++++ Listed records ++++

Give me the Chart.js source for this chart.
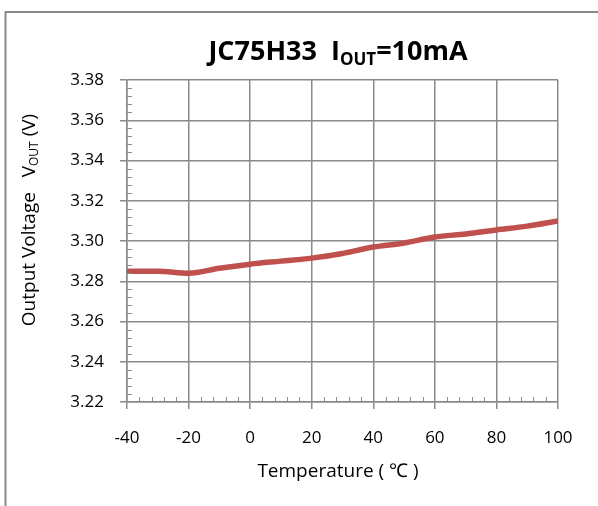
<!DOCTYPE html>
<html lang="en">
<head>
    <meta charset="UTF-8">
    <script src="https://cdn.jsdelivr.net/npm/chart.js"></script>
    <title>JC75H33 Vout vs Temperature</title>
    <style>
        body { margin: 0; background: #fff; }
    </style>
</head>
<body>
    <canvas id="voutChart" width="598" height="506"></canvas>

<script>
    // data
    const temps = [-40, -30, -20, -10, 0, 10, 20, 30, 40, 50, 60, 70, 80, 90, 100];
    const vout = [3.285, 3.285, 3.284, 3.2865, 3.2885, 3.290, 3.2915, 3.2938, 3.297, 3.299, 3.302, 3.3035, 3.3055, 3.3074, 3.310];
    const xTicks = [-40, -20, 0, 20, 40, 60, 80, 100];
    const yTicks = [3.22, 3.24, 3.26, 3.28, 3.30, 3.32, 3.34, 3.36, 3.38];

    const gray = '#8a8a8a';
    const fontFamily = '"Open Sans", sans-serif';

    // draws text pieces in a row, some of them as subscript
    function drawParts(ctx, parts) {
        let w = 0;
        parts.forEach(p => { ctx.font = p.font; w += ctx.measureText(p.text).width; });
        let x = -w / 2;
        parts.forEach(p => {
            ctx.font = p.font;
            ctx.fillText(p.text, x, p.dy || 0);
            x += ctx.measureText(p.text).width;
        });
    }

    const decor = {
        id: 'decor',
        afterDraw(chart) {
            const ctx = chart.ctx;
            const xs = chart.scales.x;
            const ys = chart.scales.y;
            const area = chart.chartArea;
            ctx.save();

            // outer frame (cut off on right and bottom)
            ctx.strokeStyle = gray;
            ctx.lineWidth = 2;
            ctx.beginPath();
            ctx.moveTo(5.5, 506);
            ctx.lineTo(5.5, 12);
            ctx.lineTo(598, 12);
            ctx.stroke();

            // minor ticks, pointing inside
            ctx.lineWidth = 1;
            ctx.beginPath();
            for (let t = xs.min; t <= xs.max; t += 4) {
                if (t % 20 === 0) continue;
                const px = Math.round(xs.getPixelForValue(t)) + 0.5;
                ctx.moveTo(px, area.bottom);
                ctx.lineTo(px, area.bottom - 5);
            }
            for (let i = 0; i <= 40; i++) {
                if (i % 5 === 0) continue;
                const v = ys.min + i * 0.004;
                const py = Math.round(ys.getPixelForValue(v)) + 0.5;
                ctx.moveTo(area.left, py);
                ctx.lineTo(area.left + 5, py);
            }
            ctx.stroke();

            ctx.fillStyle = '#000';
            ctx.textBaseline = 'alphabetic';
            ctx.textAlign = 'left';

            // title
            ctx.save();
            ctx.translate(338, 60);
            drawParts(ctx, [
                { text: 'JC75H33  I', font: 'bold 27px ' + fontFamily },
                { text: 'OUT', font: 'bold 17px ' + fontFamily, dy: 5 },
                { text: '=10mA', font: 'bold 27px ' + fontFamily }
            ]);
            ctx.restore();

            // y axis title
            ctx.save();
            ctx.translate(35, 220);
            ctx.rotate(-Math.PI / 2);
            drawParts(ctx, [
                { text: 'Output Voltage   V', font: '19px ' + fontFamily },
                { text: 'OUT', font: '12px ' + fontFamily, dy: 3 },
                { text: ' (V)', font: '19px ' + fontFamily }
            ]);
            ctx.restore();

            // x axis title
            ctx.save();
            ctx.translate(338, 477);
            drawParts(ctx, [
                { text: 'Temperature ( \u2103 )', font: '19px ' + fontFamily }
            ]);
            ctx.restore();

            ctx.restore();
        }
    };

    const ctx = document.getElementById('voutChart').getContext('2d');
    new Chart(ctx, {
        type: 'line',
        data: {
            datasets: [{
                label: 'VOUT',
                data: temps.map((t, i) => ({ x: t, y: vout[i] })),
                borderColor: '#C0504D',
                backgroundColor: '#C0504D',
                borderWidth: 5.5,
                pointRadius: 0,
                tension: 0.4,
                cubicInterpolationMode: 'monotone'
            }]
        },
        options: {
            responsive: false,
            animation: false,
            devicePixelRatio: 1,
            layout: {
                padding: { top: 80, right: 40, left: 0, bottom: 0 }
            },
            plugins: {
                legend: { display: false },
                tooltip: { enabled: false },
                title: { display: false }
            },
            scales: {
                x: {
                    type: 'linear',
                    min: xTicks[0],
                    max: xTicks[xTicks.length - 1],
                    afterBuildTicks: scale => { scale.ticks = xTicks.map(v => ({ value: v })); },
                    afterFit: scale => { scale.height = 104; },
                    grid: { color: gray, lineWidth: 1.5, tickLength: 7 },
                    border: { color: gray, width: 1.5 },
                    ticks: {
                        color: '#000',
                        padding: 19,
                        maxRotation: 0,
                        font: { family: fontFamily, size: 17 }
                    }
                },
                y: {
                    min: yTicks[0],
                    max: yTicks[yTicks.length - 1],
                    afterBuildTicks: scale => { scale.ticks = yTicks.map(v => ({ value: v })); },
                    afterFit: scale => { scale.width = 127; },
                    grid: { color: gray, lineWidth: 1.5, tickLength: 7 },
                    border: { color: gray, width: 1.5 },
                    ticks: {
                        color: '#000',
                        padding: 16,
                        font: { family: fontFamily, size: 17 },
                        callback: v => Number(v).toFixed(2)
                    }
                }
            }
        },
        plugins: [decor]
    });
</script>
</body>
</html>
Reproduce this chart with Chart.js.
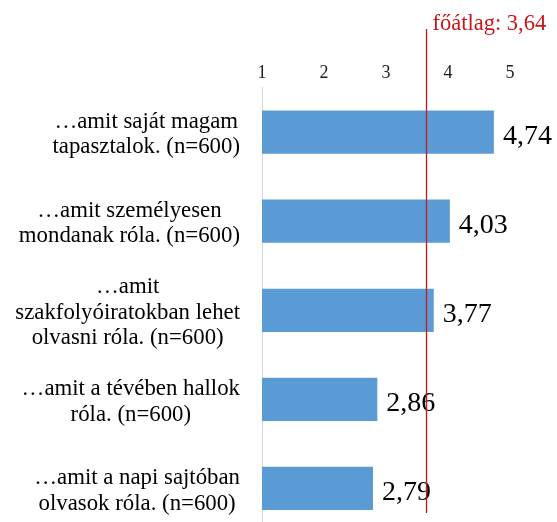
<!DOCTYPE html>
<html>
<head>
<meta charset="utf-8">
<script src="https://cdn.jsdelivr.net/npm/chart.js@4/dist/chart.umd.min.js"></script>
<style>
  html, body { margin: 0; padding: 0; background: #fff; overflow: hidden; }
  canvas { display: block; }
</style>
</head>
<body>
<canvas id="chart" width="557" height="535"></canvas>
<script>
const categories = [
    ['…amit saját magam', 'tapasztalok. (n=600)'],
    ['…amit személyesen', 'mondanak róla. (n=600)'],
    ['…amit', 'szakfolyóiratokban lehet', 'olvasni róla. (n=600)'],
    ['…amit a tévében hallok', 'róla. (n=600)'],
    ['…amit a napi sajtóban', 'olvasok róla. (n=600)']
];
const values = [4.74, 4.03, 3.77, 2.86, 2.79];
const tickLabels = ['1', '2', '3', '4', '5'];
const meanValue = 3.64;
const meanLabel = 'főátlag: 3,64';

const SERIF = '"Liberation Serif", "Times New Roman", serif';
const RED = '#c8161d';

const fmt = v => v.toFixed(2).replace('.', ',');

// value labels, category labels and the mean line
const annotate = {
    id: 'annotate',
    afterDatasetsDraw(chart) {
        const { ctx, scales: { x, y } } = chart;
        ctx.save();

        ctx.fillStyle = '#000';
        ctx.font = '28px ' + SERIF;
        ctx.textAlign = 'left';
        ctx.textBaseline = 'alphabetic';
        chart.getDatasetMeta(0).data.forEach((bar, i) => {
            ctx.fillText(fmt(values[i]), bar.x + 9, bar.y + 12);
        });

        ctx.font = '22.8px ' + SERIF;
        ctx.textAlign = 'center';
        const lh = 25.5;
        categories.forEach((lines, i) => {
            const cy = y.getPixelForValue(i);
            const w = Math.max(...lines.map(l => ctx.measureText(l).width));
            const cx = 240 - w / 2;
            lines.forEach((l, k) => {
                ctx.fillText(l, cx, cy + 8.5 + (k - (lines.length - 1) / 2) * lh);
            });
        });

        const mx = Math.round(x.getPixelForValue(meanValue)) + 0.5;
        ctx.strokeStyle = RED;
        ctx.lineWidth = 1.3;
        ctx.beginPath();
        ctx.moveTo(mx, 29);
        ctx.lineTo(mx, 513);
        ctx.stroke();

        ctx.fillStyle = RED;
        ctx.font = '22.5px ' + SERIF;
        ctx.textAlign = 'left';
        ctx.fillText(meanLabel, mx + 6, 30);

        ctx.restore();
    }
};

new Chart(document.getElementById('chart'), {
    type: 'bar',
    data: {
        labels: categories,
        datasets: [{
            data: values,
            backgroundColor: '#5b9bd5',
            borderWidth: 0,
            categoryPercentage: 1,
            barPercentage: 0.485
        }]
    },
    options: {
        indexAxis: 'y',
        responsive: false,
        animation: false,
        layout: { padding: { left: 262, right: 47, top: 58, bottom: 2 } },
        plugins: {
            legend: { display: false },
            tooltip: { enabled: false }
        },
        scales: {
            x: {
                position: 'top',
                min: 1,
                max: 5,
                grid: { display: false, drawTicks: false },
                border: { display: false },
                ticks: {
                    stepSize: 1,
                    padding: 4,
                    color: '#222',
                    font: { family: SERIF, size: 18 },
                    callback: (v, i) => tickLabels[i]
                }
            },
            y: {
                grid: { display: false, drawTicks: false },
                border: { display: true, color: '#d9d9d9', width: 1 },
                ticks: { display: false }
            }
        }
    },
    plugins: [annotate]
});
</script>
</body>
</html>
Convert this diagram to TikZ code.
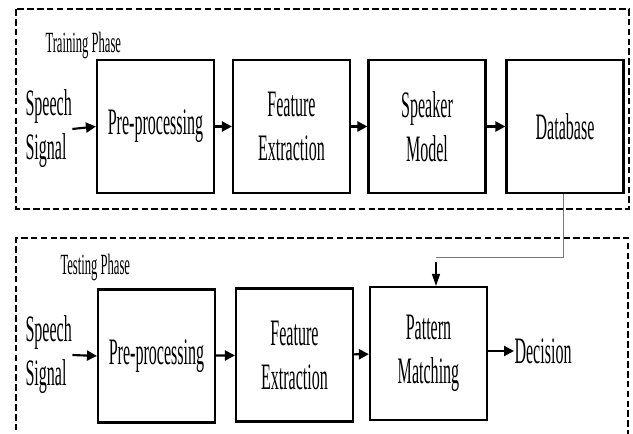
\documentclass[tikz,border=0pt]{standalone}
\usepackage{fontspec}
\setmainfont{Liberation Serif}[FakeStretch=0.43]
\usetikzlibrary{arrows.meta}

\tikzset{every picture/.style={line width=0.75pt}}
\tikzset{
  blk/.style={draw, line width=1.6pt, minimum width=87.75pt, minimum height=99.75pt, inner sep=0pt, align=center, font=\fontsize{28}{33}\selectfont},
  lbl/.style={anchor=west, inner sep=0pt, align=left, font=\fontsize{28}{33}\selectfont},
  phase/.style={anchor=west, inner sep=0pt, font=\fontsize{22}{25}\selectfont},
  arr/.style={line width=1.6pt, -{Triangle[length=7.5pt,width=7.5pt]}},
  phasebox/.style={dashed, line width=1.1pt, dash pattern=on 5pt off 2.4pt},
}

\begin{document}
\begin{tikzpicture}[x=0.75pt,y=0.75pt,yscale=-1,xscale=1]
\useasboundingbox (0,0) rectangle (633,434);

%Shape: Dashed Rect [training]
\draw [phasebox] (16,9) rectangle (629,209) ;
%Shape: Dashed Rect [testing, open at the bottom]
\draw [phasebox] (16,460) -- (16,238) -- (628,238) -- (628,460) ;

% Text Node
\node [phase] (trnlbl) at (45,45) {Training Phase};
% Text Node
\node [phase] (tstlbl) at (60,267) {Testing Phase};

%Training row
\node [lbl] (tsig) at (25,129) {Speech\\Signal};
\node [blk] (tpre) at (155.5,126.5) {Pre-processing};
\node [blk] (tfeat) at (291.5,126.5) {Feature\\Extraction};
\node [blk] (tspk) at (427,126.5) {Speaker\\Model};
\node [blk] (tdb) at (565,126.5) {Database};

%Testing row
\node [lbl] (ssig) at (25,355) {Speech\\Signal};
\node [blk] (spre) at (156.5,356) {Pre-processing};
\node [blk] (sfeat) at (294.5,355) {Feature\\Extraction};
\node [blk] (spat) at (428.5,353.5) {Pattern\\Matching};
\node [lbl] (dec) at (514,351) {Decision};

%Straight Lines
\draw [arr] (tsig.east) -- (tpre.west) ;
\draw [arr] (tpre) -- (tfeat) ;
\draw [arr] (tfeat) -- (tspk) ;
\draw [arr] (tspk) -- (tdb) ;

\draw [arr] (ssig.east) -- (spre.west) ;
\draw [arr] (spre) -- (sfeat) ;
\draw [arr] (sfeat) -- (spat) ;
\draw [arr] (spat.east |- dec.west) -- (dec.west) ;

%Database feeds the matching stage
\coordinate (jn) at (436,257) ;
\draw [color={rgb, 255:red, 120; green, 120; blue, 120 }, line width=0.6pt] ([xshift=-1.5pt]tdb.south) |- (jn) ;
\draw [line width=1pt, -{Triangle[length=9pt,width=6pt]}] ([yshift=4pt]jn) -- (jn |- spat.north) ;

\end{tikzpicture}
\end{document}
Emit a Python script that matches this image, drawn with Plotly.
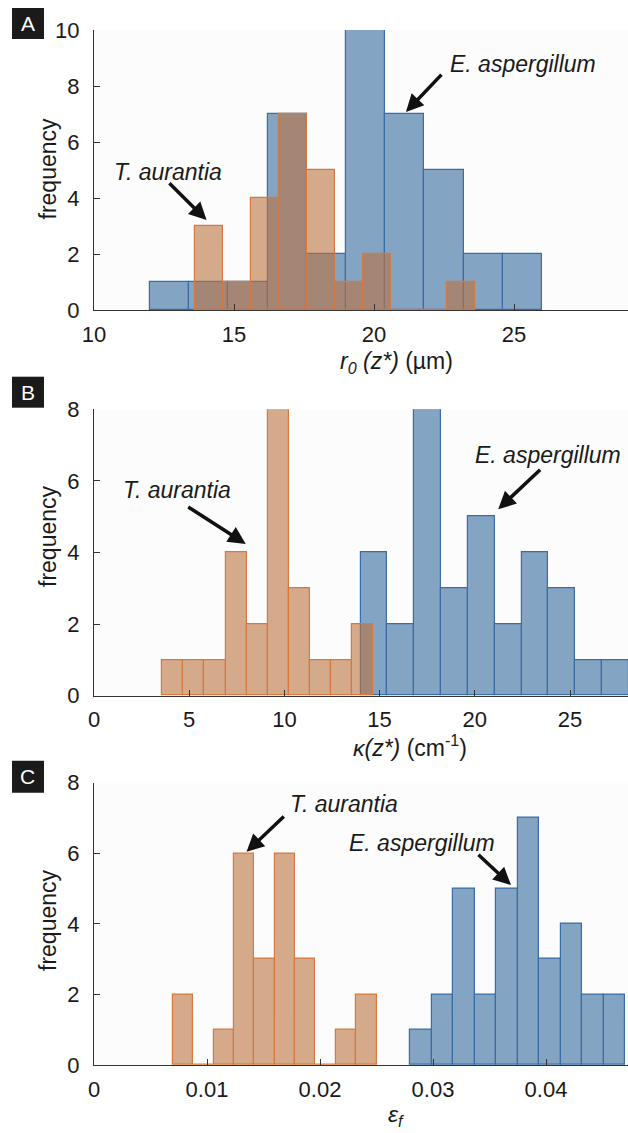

++++

Problem statement – Look through the material and copy each line that has "this".

Response –
Give me the Chart.js source for this chart.
Reproduce this chart with Chart.js.
Convert this diagram to TikZ code.
Emit a Python script that matches this image, drawn with Plotly.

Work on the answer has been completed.